* **PROBLEM STATEMENT**: Each line from the top of the listing through the one holding "-646000, -659000, -669000]" should be restated word for word, with nothing added and no pictures.

═════ SOURCE MATERIAL

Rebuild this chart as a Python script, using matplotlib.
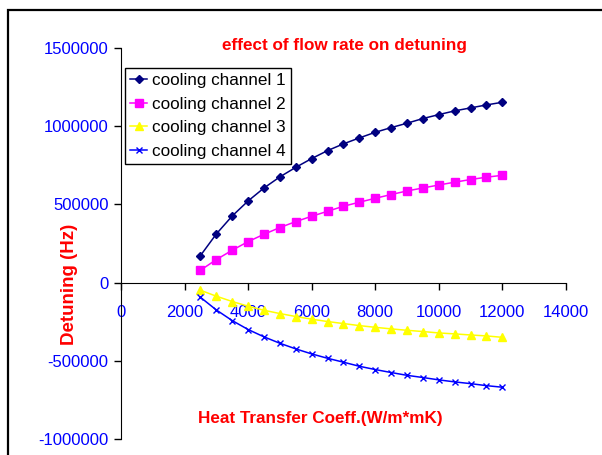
import matplotlib.pyplot as plt
import matplotlib.patches as patches

plt.rcParams['font.family'] = ['Liberation Sans', 'DejaVu Sans']

# heat transfer coefficient (W/m*mK)
htc = [2500, 3000, 3500, 4000, 4500, 5000, 5500, 6000, 6500, 7000,
       7500, 8000, 8500, 9000, 9500, 10000, 10500, 11000, 11500, 12000]

# detuning (Hz) per cooling channel
ch1 = [172600, 311000, 426000, 522000, 605000, 676000, 737000, 793000, 844000, 887000,
       925000, 961000, 991000, 1019000, 1049000, 1074000, 1098000, 1117000, 1136000, 1153000]
ch2 = [79000, 147000, 207000, 262000, 309000, 352000, 390000, 424000, 456000, 488000,
       514000, 539000, 563000, 586000, 605000, 624000, 642000, 659000, 674000, 686000]
ch3 = [-49000, -87000, -121000, -151000, -177000, -198000, -217000, -234000, -249000, -262000,
       -275000, -286000, -296000, -305000, -313000, -322000, -328000, -335000, -341000, -350000]
ch4 = [-94000, -175000, -243000, -300000, -347000, -388000, -424000, -456000, -484000, -509000,
       -535000, -556000, -575000, -593000, -607000, -622000, -635000, -646000, -659000, -669000]

xticks = [0, 2000, 4000, 6000, 8000, 10000, 12000, 14000]
yticks = [-1000000, -500000, 0, 500000, 1000000, 1500000]

fig = plt.figure(figsize=(6.02, 4.55), dpi=100)
ax = fig.add_axes([0.201, 0.0352, 0.739, 0.8593])

# outer chart border (runs off the right and bottom)
fig.patches.append(patches.Rectangle((0.0125, -0.05), 1.1, 1.029, transform=fig.transFigure,
                                     fill=False, edgecolor='black', linewidth=1.6))

ax.plot(htc, ch1, color='#000080', marker='D', markersize=3.8, linewidth=1.1, label='cooling channel 1')
ax.plot(htc, ch2, color='#FF00FF', marker='s', markersize=5.5, linewidth=1.1, label='cooling channel 2')
ax.plot(htc, ch3, color='#FFFF00', marker='^', markersize=6, linewidth=1.1, label='cooling channel 3')
ax.plot(htc, ch4, color='#0000FF', marker='x', markersize=4, markeredgewidth=1, linewidth=1.1, label='cooling channel 4')

ax.set_xlim(0, 14000)
ax.set_ylim(-1000000, 1500000)
ax.set_xticks(xticks)
ax.set_yticks(yticks)
ax.set_xticklabels([str(v) for v in xticks])
ax.set_yticklabels([str(v) for v in yticks])

ax.spines['left'].set_position(('data', 0))
ax.spines['bottom'].set_position(('data', 0))
ax.spines['top'].set_visible(False)
ax.spines['right'].set_visible(False)
ax.tick_params(axis='both', colors='black', labelcolor='#0000FF', labelsize=12, length=5, width=1)
ax.tick_params(axis='x', direction='out', pad=11)
ax.tick_params(axis='y', direction='out', pad=4)

fig.text(0.572, 0.901, 'effect of flow rate on detuning', color='red', fontsize=12.3,
         fontweight='bold', ha='center', va='center')
fig.text(0.532, 0.081, 'Heat Transfer Coeff.(W/m*mK)', color='red', fontsize=12.3,
         fontweight='bold', ha='center', va='center')
fig.text(0.116, 0.374, 'Detuning (Hz)', color='red', fontsize=13.5,
         fontweight='bold', ha='center', va='center', rotation=90)

leg = ax.legend(loc='upper left', bbox_to_anchor=(0.009, 0.949), borderaxespad=0,
                fontsize=12.3, fancybox=False, edgecolor='black', framealpha=1,
                handlelength=1.0, handletextpad=0.3, labelspacing=0.5, borderpad=0.3)
leg.get_frame().set_linewidth(1)

fig.savefig('out.png', dpi=100)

══════════

* **THE ANSWER**:
Rebuild this chart as a Python script, using matplotlib.
import matplotlib.pyplot as plt
import matplotlib.patches as patches

plt.rcParams['font.family'] = ['Liberation Sans', 'DejaVu Sans']

# heat transfer coefficient (W/m*mK)
htc = [2500, 3000, 3500, 4000, 4500, 5000, 5500, 6000, 6500, 7000,
       7500, 8000, 8500, 9000, 9500, 10000, 10500, 11000, 11500, 12000]

# detuning (Hz) per cooling channel
ch1 = [172600, 311000, 426000, 522000, 605000, 676000, 737000, 793000, 844000, 887000,
       925000, 961000, 991000, 1019000, 1049000, 1074000, 1098000, 1117000, 1136000, 1153000]
ch2 = [79000, 147000, 207000, 262000, 309000, 352000, 390000, 424000, 456000, 488000,
       514000, 539000, 563000, 586000, 605000, 624000, 642000, 659000, 674000, 686000]
ch3 = [-49000, -87000, -121000, -151000, -177000, -198000, -217000, -234000, -249000, -262000,
       -275000, -286000, -296000, -305000, -313000, -322000, -328000, -335000, -341000, -350000]
ch4 = [-94000, -175000, -243000, -300000, -347000, -388000, -424000, -456000, -484000, -509000,
       -535000, -556000, -575000, -593000, -607000, -622000, -635000, -646000, -659000, -669000]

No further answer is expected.